» **Written instruction**
Make an exact copy, from the records below, of the lines from the line containing "Emit a Python" to the line containing "0.053, 0.068, 0.050]", both lines included, excluding pictures.

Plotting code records
'''
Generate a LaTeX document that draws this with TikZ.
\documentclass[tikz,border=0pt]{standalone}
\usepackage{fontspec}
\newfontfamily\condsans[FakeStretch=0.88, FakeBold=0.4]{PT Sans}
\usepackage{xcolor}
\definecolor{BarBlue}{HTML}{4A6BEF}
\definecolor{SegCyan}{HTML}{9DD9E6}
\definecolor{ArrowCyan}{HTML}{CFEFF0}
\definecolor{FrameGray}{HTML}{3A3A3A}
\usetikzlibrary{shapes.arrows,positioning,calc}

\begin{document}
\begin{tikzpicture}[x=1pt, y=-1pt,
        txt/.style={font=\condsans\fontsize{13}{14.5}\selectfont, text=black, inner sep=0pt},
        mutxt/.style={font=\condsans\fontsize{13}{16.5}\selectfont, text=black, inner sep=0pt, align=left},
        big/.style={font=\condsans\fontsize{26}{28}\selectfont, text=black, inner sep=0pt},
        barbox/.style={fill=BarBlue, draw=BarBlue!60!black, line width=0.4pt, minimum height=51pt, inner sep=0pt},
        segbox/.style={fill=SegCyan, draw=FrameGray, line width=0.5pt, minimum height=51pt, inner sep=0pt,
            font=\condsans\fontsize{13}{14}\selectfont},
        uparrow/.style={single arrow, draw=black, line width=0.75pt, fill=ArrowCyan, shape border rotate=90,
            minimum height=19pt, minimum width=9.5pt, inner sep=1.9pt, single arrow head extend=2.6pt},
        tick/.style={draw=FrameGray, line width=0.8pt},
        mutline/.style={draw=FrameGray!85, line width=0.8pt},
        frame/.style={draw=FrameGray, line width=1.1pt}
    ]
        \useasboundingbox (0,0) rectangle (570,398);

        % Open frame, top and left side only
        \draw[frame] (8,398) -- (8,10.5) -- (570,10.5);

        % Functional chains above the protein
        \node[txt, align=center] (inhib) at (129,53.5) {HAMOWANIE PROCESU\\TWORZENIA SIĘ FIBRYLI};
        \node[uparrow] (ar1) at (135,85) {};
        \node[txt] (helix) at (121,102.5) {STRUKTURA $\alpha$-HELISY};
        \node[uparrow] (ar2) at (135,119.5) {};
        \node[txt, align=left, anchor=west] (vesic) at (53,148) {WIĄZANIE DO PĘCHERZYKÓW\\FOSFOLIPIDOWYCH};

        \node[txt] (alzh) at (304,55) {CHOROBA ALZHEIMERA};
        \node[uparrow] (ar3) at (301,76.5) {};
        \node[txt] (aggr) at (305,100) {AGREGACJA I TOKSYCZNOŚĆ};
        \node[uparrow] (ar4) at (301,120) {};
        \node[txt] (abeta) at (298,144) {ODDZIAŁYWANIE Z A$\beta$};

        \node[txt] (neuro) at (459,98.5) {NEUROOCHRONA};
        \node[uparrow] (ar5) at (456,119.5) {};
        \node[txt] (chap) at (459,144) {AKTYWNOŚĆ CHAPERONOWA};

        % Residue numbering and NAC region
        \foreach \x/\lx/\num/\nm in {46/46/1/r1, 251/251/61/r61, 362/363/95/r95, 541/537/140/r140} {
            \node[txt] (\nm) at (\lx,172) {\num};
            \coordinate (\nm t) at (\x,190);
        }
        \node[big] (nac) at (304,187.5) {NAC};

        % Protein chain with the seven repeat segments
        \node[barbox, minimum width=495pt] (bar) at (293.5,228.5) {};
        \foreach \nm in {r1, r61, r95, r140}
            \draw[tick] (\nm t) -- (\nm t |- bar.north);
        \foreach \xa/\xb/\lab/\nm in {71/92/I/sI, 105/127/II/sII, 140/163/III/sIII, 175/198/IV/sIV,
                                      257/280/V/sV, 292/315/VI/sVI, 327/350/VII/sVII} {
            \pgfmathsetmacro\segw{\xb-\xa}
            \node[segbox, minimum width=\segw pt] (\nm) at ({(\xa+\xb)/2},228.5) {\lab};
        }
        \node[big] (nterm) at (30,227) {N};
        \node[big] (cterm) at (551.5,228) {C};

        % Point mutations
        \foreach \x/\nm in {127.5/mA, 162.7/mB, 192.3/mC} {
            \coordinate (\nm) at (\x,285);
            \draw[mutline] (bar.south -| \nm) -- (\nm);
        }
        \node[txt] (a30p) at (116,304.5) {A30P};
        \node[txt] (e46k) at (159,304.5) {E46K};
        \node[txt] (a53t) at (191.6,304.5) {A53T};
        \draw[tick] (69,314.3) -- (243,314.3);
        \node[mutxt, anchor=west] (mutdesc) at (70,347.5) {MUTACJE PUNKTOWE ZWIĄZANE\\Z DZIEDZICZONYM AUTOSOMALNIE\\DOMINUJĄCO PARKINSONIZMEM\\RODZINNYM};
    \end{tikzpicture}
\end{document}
'''
'''
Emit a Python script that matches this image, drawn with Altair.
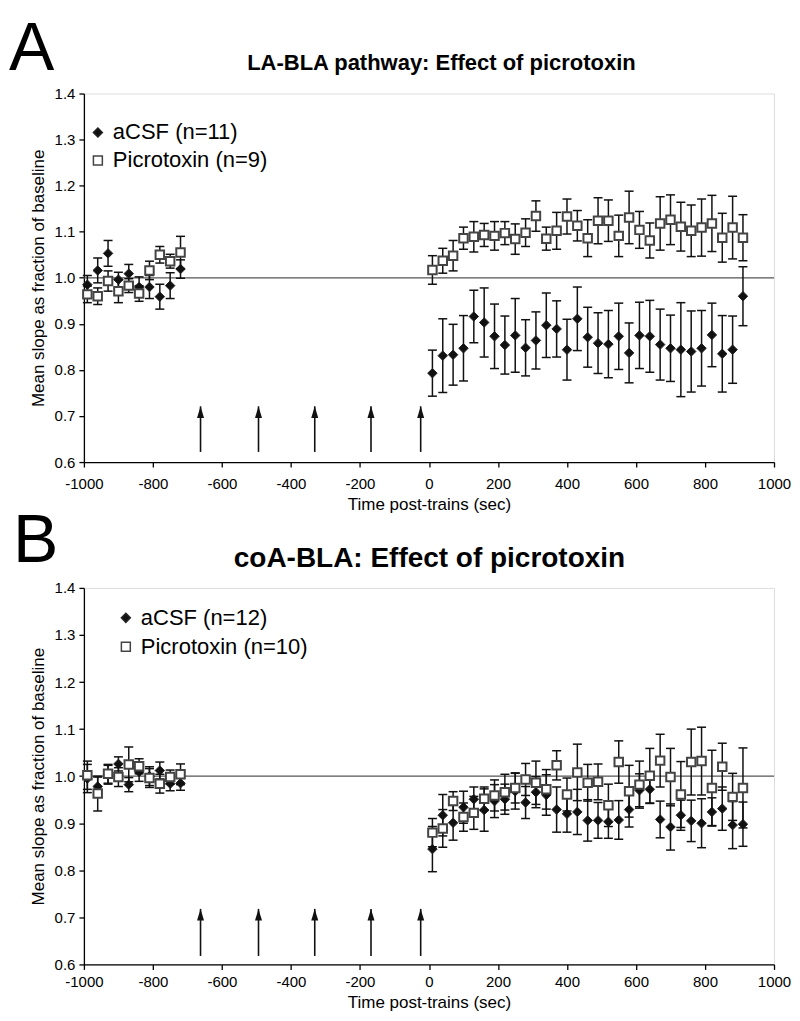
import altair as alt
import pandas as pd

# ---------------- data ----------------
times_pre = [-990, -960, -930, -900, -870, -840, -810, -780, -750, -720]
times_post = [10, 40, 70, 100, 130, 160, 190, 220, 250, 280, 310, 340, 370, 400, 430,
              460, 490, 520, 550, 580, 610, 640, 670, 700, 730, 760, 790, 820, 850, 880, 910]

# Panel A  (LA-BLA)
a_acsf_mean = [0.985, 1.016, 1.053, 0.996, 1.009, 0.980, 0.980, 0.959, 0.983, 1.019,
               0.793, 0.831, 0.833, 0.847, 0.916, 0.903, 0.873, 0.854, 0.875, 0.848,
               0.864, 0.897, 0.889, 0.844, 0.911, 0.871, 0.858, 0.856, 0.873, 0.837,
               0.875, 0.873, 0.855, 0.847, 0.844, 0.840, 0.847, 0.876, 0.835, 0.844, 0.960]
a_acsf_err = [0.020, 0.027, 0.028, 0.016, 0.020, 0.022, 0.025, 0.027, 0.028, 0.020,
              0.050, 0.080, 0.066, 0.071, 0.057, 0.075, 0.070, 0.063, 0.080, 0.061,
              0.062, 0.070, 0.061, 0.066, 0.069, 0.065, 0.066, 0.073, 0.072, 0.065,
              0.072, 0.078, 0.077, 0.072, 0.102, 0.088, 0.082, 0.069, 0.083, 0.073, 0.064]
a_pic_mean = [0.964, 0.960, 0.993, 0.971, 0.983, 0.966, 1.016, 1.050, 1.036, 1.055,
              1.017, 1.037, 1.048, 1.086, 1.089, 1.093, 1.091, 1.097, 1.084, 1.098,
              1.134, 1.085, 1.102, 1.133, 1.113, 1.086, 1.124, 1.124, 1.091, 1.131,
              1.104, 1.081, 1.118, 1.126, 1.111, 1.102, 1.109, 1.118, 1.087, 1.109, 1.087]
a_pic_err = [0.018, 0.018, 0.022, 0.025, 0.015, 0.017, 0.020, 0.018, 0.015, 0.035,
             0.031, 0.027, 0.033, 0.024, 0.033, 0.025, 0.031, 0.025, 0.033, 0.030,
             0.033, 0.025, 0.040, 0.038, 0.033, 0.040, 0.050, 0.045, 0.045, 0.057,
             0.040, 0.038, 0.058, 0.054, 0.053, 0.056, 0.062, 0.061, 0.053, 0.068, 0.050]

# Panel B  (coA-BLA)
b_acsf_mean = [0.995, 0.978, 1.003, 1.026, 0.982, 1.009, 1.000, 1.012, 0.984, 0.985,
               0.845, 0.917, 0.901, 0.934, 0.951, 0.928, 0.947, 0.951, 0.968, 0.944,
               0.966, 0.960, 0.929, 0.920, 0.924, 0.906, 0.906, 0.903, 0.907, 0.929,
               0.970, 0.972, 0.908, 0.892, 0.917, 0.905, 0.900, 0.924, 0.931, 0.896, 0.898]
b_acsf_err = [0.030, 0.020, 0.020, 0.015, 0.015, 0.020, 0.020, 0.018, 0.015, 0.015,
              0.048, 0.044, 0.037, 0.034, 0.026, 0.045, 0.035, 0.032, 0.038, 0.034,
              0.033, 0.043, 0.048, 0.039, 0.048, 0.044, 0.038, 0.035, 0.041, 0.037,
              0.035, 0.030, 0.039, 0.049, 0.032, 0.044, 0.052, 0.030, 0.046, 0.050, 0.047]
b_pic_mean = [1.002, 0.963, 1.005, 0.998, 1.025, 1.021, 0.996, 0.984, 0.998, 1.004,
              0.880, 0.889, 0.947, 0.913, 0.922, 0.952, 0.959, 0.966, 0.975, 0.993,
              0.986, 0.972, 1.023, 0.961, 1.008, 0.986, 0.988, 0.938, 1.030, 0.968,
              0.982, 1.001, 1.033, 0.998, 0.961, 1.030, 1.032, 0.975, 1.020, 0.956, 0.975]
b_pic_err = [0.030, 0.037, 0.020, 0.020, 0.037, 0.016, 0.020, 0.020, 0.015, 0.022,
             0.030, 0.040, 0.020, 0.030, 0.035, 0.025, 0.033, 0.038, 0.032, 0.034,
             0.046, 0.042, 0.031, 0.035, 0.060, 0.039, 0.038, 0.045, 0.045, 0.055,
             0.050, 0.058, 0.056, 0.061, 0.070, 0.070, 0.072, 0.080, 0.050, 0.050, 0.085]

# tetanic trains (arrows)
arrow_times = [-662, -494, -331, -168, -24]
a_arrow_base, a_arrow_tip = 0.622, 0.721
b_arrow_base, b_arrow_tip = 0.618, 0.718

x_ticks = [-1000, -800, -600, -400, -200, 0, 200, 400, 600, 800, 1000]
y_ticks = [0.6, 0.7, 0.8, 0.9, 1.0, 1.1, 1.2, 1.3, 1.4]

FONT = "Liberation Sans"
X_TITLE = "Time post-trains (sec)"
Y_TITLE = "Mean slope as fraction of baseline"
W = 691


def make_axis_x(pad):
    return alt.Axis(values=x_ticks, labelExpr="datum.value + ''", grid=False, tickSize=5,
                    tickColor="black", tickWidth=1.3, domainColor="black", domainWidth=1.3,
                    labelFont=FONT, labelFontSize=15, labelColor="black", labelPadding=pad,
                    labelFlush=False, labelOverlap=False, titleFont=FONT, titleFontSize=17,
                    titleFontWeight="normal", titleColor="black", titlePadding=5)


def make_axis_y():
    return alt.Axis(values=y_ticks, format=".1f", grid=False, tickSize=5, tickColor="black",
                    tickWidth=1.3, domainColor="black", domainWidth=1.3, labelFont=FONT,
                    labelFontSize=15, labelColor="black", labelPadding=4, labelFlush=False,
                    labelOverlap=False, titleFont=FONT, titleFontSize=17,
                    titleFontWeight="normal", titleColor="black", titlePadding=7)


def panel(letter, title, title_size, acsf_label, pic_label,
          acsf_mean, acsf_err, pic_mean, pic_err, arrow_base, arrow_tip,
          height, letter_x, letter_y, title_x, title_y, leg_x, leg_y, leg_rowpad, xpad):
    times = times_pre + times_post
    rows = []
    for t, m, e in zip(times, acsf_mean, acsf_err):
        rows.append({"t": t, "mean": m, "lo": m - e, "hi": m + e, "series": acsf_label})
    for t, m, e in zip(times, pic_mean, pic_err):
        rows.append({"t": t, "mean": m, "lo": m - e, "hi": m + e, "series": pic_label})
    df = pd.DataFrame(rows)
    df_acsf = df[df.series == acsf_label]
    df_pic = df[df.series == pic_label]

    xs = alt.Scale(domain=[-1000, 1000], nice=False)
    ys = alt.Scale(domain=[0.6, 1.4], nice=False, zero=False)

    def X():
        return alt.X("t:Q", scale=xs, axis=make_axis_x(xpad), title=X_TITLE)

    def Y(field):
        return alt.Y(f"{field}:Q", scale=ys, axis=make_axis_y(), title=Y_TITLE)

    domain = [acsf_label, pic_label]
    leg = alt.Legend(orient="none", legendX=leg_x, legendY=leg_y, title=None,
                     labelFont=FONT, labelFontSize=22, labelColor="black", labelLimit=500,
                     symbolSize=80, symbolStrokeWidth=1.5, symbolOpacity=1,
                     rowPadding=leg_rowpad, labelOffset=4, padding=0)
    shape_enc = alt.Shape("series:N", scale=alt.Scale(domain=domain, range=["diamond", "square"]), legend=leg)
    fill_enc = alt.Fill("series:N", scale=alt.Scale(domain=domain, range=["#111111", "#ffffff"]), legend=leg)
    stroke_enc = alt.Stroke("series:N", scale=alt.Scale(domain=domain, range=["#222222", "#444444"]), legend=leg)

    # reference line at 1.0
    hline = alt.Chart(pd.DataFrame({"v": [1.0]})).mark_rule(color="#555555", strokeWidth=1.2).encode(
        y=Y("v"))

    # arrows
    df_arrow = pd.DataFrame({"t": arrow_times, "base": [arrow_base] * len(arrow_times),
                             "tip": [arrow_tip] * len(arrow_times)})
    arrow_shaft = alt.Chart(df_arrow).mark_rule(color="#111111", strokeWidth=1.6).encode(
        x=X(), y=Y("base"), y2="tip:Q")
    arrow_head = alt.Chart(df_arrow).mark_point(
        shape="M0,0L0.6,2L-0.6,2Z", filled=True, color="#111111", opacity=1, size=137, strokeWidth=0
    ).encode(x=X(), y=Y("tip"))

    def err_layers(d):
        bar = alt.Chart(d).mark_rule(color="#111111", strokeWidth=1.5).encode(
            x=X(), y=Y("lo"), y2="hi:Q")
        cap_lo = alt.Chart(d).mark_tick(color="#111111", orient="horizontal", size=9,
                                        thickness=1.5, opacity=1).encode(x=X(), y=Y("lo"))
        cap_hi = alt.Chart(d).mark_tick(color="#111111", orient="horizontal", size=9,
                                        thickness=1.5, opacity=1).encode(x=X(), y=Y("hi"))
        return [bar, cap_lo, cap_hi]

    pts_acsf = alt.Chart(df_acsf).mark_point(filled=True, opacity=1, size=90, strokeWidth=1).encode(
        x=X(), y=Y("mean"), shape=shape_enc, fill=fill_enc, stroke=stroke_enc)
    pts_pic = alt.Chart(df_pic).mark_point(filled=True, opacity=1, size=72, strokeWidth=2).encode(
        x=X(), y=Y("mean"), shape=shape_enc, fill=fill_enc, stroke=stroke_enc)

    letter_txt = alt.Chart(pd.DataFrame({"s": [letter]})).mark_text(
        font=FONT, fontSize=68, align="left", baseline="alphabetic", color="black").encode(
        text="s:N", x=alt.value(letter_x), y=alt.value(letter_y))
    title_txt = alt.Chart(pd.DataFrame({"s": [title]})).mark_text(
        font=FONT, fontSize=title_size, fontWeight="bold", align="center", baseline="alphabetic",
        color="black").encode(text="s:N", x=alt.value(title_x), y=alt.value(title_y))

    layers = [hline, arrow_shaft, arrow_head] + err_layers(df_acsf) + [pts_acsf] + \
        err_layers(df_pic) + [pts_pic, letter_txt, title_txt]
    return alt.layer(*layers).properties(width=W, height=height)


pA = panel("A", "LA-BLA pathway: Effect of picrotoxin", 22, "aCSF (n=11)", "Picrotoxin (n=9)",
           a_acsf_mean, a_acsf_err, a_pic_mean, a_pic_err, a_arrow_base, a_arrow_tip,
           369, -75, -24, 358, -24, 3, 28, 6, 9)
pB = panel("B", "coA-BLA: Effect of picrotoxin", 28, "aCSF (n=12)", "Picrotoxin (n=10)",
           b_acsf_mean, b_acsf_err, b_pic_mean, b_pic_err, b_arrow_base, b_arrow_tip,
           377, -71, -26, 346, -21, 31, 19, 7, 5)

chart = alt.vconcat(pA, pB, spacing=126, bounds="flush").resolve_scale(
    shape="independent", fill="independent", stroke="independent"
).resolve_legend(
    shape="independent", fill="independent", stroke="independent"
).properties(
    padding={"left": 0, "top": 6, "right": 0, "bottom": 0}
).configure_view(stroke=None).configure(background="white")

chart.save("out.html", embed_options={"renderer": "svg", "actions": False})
'''
» **Answer to this exercise**
Emit a Python script that matches this image, drawn with Altair.
import altair as alt
import pandas as pd

# ---------------- data ----------------
times_pre = [-990, -960, -930, -900, -870, -840, -810, -780, -750, -720]
times_post = [10, 40, 70, 100, 130, 160, 190, 220, 250, 280, 310, 340, 370, 400, 430,
              460, 490, 520, 550, 580, 610, 640, 670, 700, 730, 760, 790, 820, 850, 880, 910]

# Panel A  (LA-BLA)
a_acsf_mean = [0.985, 1.016, 1.053, 0.996, 1.009, 0.980, 0.980, 0.959, 0.983, 1.019,
               0.793, 0.831, 0.833, 0.847, 0.916, 0.903, 0.873, 0.854, 0.875, 0.848,
               0.864, 0.897, 0.889, 0.844, 0.911, 0.871, 0.858, 0.856, 0.873, 0.837,
               0.875, 0.873, 0.855, 0.847, 0.844, 0.840, 0.847, 0.876, 0.835, 0.844, 0.960]
a_acsf_err = [0.020, 0.027, 0.028, 0.016, 0.020, 0.022, 0.025, 0.027, 0.028, 0.020,
              0.050, 0.080, 0.066, 0.071, 0.057, 0.075, 0.070, 0.063, 0.080, 0.061,
              0.062, 0.070, 0.061, 0.066, 0.069, 0.065, 0.066, 0.073, 0.072, 0.065,
              0.072, 0.078, 0.077, 0.072, 0.102, 0.088, 0.082, 0.069, 0.083, 0.073, 0.064]
a_pic_mean = [0.964, 0.960, 0.993, 0.971, 0.983, 0.966, 1.016, 1.050, 1.036, 1.055,
              1.017, 1.037, 1.048, 1.086, 1.089, 1.093, 1.091, 1.097, 1.084, 1.098,
              1.134, 1.085, 1.102, 1.133, 1.113, 1.086, 1.124, 1.124, 1.091, 1.131,
              1.104, 1.081, 1.118, 1.126, 1.111, 1.102, 1.109, 1.118, 1.087, 1.109, 1.087]
a_pic_err = [0.018, 0.018, 0.022, 0.025, 0.015, 0.017, 0.020, 0.018, 0.015, 0.035,
             0.031, 0.027, 0.033, 0.024, 0.033, 0.025, 0.031, 0.025, 0.033, 0.030,
             0.033, 0.025, 0.040, 0.038, 0.033, 0.040, 0.050, 0.045, 0.045, 0.057,
             0.040, 0.038, 0.058, 0.054, 0.053, 0.056, 0.062, 0.061, 0.053, 0.068, 0.050]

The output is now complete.